### [TASK GOAL]
Leave out any pictures and transcribe all other data below exactly.

### [RECORDED INFORMATION]
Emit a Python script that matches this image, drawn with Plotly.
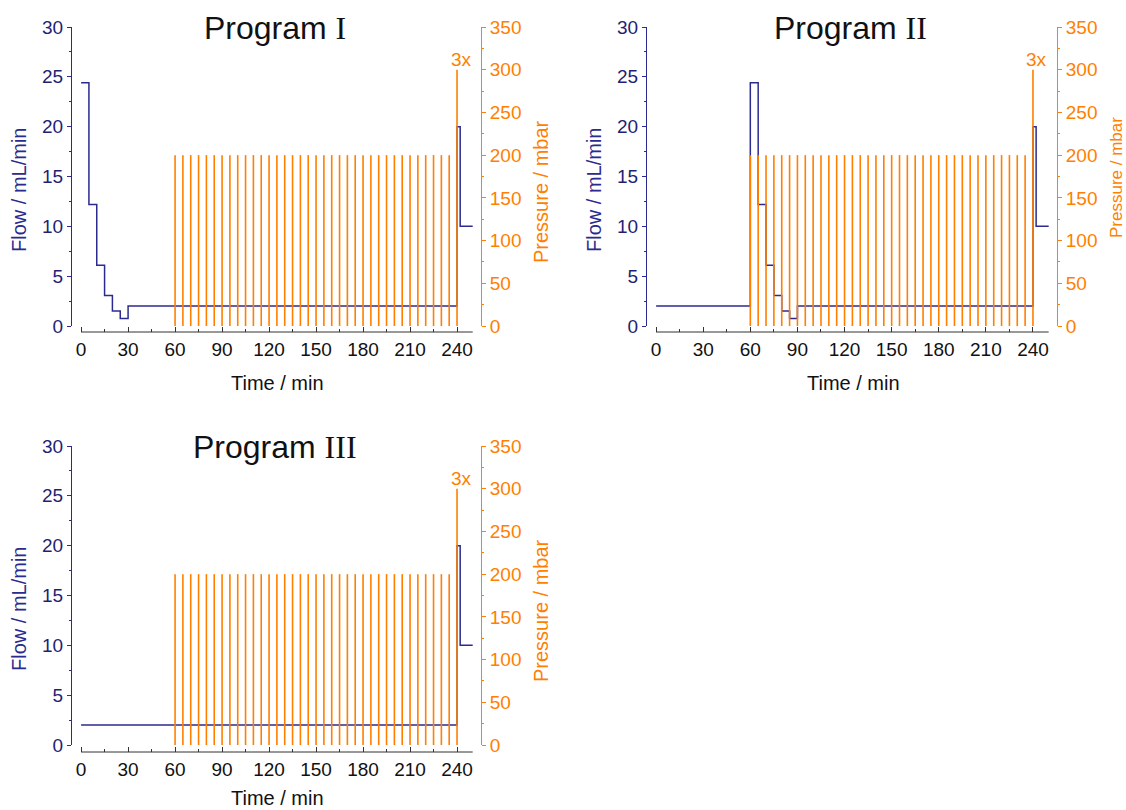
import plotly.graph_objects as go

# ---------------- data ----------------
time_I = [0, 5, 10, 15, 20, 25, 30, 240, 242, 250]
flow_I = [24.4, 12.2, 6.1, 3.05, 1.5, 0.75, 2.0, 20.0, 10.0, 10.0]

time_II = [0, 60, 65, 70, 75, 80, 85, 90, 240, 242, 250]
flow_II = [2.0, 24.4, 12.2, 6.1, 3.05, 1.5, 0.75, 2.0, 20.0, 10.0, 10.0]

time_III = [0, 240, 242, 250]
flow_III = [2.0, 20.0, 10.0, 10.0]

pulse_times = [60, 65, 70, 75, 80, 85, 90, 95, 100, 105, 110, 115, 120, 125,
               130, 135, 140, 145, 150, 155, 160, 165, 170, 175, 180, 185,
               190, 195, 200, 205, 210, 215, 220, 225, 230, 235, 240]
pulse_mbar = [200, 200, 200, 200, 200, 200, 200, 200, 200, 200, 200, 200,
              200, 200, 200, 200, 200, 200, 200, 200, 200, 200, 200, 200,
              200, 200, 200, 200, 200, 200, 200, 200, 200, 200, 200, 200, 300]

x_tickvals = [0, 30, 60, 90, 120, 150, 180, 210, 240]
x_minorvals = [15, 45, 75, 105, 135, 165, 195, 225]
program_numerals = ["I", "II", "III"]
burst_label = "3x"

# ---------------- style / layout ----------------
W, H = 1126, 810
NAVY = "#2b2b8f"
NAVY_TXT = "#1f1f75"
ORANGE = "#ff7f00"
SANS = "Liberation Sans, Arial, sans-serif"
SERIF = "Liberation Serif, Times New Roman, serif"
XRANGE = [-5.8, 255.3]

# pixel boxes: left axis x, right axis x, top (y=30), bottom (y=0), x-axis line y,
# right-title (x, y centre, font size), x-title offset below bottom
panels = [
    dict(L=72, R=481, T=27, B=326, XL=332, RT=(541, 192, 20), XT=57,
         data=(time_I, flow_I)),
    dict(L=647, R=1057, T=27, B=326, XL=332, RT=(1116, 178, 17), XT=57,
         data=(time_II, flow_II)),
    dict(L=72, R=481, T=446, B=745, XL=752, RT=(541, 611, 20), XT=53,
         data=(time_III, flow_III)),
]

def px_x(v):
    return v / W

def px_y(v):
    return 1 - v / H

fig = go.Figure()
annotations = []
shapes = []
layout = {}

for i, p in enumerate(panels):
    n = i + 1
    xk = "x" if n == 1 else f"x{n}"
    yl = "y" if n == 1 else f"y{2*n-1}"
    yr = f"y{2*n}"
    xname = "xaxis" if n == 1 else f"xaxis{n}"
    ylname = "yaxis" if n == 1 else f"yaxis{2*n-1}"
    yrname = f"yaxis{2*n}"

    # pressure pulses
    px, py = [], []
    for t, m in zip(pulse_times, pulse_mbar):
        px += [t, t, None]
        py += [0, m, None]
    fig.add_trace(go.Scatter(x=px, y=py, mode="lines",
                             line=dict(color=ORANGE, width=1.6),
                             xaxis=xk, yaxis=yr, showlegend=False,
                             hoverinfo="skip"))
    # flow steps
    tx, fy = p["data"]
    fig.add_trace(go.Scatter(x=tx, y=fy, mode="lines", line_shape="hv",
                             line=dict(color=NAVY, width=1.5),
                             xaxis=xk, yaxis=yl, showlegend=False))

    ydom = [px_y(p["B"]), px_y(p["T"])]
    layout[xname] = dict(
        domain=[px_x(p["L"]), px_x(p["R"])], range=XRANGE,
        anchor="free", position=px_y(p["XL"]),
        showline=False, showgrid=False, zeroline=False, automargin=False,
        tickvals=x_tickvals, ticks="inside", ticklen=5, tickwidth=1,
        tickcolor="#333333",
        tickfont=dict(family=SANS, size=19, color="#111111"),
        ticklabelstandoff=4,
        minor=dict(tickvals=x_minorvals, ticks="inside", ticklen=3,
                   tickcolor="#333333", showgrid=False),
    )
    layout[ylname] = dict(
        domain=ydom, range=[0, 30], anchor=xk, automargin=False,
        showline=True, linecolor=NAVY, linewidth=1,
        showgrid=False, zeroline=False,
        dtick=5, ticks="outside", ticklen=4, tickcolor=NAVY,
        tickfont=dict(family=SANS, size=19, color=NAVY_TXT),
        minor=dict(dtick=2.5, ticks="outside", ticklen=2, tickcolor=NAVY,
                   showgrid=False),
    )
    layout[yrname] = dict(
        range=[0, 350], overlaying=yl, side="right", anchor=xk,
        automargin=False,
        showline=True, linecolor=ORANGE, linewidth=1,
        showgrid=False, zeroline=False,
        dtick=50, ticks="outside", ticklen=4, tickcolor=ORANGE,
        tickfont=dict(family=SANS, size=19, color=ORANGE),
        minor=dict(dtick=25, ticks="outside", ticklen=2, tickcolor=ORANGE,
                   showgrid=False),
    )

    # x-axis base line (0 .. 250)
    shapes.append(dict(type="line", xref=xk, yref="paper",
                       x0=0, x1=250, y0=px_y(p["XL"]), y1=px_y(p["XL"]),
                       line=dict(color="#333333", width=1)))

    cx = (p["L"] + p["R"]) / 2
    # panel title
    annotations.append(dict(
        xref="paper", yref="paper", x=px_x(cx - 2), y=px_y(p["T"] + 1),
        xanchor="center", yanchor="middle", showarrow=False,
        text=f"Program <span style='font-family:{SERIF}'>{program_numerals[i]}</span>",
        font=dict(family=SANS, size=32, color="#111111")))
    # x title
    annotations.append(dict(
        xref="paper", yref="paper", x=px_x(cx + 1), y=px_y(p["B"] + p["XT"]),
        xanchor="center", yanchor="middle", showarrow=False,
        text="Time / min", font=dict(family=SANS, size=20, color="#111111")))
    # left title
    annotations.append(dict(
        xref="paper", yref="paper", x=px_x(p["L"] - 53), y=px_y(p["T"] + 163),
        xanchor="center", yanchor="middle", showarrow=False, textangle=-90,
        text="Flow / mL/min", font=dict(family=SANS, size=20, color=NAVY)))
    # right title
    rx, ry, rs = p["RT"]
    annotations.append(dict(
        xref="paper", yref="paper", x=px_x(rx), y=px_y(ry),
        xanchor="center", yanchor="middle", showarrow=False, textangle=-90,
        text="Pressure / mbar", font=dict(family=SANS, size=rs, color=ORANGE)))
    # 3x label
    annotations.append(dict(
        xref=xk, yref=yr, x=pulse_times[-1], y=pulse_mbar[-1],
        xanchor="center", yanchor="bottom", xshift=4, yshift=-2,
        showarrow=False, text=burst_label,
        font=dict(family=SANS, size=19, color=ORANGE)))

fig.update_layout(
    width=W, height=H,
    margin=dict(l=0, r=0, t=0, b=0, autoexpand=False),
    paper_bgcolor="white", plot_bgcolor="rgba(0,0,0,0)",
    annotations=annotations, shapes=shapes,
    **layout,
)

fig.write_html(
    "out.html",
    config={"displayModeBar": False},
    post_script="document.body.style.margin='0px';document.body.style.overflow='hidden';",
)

### [ANSWER BELOW]
Emit a Python script that matches this image, drawn with Plotly.
import plotly.graph_objects as go

# ---------------- data ----------------
time_I = [0, 5, 10, 15, 20, 25, 30, 240, 242, 250]
flow_I = [24.4, 12.2, 6.1, 3.05, 1.5, 0.75, 2.0, 20.0, 10.0, 10.0]

time_II = [0, 60, 65, 70, 75, 80, 85, 90, 240, 242, 250]
flow_II = [2.0, 24.4, 12.2, 6.1, 3.05, 1.5, 0.75, 2.0, 20.0, 10.0, 10.0]

time_III = [0, 240, 242, 250]
flow_III = [2.0, 20.0, 10.0, 10.0]

pulse_times = [60, 65, 70, 75, 80, 85, 90, 95, 100, 105, 110, 115, 120, 125,
               130, 135, 140, 145, 150, 155, 160, 165, 170, 175, 180, 185,
               190, 195, 200, 205, 210, 215, 220, 225, 230, 235, 240]
pulse_mbar = [200, 200, 200, 200, 200, 200, 200, 200, 200, 200, 200, 200,
              200, 200, 200, 200, 200, 200, 200, 200, 200, 200, 200, 200,
              200, 200, 200, 200, 200, 200, 200, 200, 200, 200, 200, 200, 300]

x_tickvals = [0, 30, 60, 90, 120, 150, 180, 210, 240]
x_minorvals = [15, 45, 75, 105, 135, 165, 195, 225]
program_numerals = ["I", "II", "III"]
burst_label = "3x"

# ---------------- style / layout ----------------
W, H = 1126, 810
NAVY = "#2b2b8f"
NAVY_TXT = "#1f1f75"
ORANGE = "#ff7f00"
SANS = "Liberation Sans, Arial, sans-serif"
SERIF = "Liberation Serif, Times New Roman, serif"
XRANGE = [-5.8, 255.3]

# pixel boxes: left axis x, right axis x, top (y=30), bottom (y=0), x-axis line y,
# right-title (x, y centre, font size), x-title offset below bottom
panels = [
    dict(L=72, R=481, T=27, B=326, XL=332, RT=(541, 192, 20), XT=57,
         data=(time_I, flow_I)),
    dict(L=647, R=1057, T=27, B=326, XL=332, RT=(1116, 178, 17), XT=57,
         data=(time_II, flow_II)),
    dict(L=72, R=481, T=446, B=745, XL=752, RT=(541, 611, 20), XT=53,
         data=(time_III, flow_III)),
]

def px_x(v):
    return v / W

def px_y(v):
    return 1 - v / H

fig = go.Figure()
annotations = []
shapes = []
layout = {}

for i, p in enumerate(panels):
    n = i + 1
    xk = "x" if n == 1 else f"x{n}"
    yl = "y" if n == 1 else f"y{2*n-1}"
    yr = f"y{2*n}"
    xname = "xaxis" if n == 1 else f"xaxis{n}"
    ylname = "yaxis" if n == 1 else f"yaxis{2*n-1}"
    yrname = f"yaxis{2*n}"

    # pressure pulses
    px, py = [], []
    for t, m in zip(pulse_times, pulse_mbar):
        px += [t, t, None]
        py += [0, m, None]
    fig.add_trace(go.Scatter(x=px, y=py, mode="lines",
                             line=dict(color=ORANGE, width=1.6),
                             xaxis=xk, yaxis=yr, showlegend=False,
                             hoverinfo="skip"))
    # flow steps
    tx, fy = p["data"]
    fig.add_trace(go.Scatter(x=tx, y=fy, mode="lines", line_shape="hv",
                             line=dict(color=NAVY, width=1.5),
                             xaxis=xk, yaxis=yl, showlegend=False))

    ydom = [px_y(p["B"]), px_y(p["T"])]
    layout[xname] = dict(
        domain=[px_x(p["L"]), px_x(p["R"])], range=XRANGE,
        anchor="free", position=px_y(p["XL"]),
        showline=False, showgrid=False, zeroline=False, automargin=False,
        tickvals=x_tickvals, ticks="inside", ticklen=5, tickwidth=1,
        tickcolor="#333333",
        tickfont=dict(family=SANS, size=19, color="#111111"),
        ticklabelstandoff=4,
        minor=dict(tickvals=x_minorvals, ticks="inside", ticklen=3,
                   tickcolor="#333333", showgrid=False),
    )
    layout[ylname] = dict(
        domain=ydom, range=[0, 30], anchor=xk, automargin=False,
        showline=True, linecolor=NAVY, linewidth=1,
        showgrid=False, zeroline=False,
        dtick=5, ticks="outside", ticklen=4, tickcolor=NAVY,
        tickfont=dict(family=SANS, size=19, color=NAVY_TXT),
        minor=dict(dtick=2.5, ticks="outside", ticklen=2, tickcolor=NAVY,
                   showgrid=False),
    )
    layout[yrname] = dict(
        range=[0, 350], overlaying=yl, side="right", anchor=xk,
        automargin=False,
        showline=True, linecolor=ORANGE, linewidth=1,
        showgrid=False, zeroline=False,
        dtick=50, ticks="outside", ticklen=4, tickcolor=ORANGE,
        tickfont=dict(family=SANS, size=19, color=ORANGE),
        minor=dict(dtick=25, ticks="outside", ticklen=2, tickcolor=ORANGE,
                   showgrid=False),
    )

    # x-axis base line (0 .. 250)
    shapes.append(dict(type="line", xref=xk, yref="paper",
                       x0=0, x1=250, y0=px_y(p["XL"]), y1=px_y(p["XL"]),
                       line=dict(color="#333333", width=1)))

    cx = (p["L"] + p["R"]) / 2
    # panel title
    annotations.append(dict(
        xref="paper", yref="paper", x=px_x(cx - 2), y=px_y(p["T"] + 1),
        xanchor="center", yanchor="middle", showarrow=False,
        text=f"Program <span style='font-family:{SERIF}'>{program_numerals[i]}</span>",
        font=dict(family=SANS, size=32, color="#111111")))
    # x title
    annotations.append(dict(
        xref="paper", yref="paper", x=px_x(cx + 1), y=px_y(p["B"] + p["XT"]),
        xanchor="center", yanchor="middle", showarrow=False,
        text="Time / min", font=dict(family=SANS, size=20, color="#111111")))
    # left title
    annotations.append(dict(
        xref="paper", yref="paper", x=px_x(p["L"] - 53), y=px_y(p["T"] + 163),
        xanchor="center", yanchor="middle", showarrow=False, textangle=-90,
        text="Flow / mL/min", font=dict(family=SANS, size=20, color=NAVY)))
    # right title
    rx, ry, rs = p["RT"]
    annotations.append(dict(
        xref="paper", yref="paper", x=px_x(rx), y=px_y(ry),
        xanchor="center", yanchor="middle", showarrow=False, textangle=-90,
        text="Pressure / mbar", font=dict(family=SANS, size=rs, color=ORANGE)))
    # 3x label
    annotations.append(dict(
        xref=xk, yref=yr, x=pulse_times[-1], y=pulse_mbar[-1],
        xanchor="center", yanchor="bottom", xshift=4, yshift=-2,
        showarrow=False, text=burst_label,
        font=dict(family=SANS, size=19, color=ORANGE)))

fig.update_layout(
    width=W, height=H,
    margin=dict(l=0, r=0, t=0, b=0, autoexpand=False),
    paper_bgcolor="white", plot_bgcolor="rgba(0,0,0,0)",
    annotations=annotations, shapes=shapes,
    **layout,
)

fig.write_html(
    "out.html",
    config={"displayModeBar": False},
    post_script="document.body.style.margin='0px';document.body.style.overflow='hidden';",
)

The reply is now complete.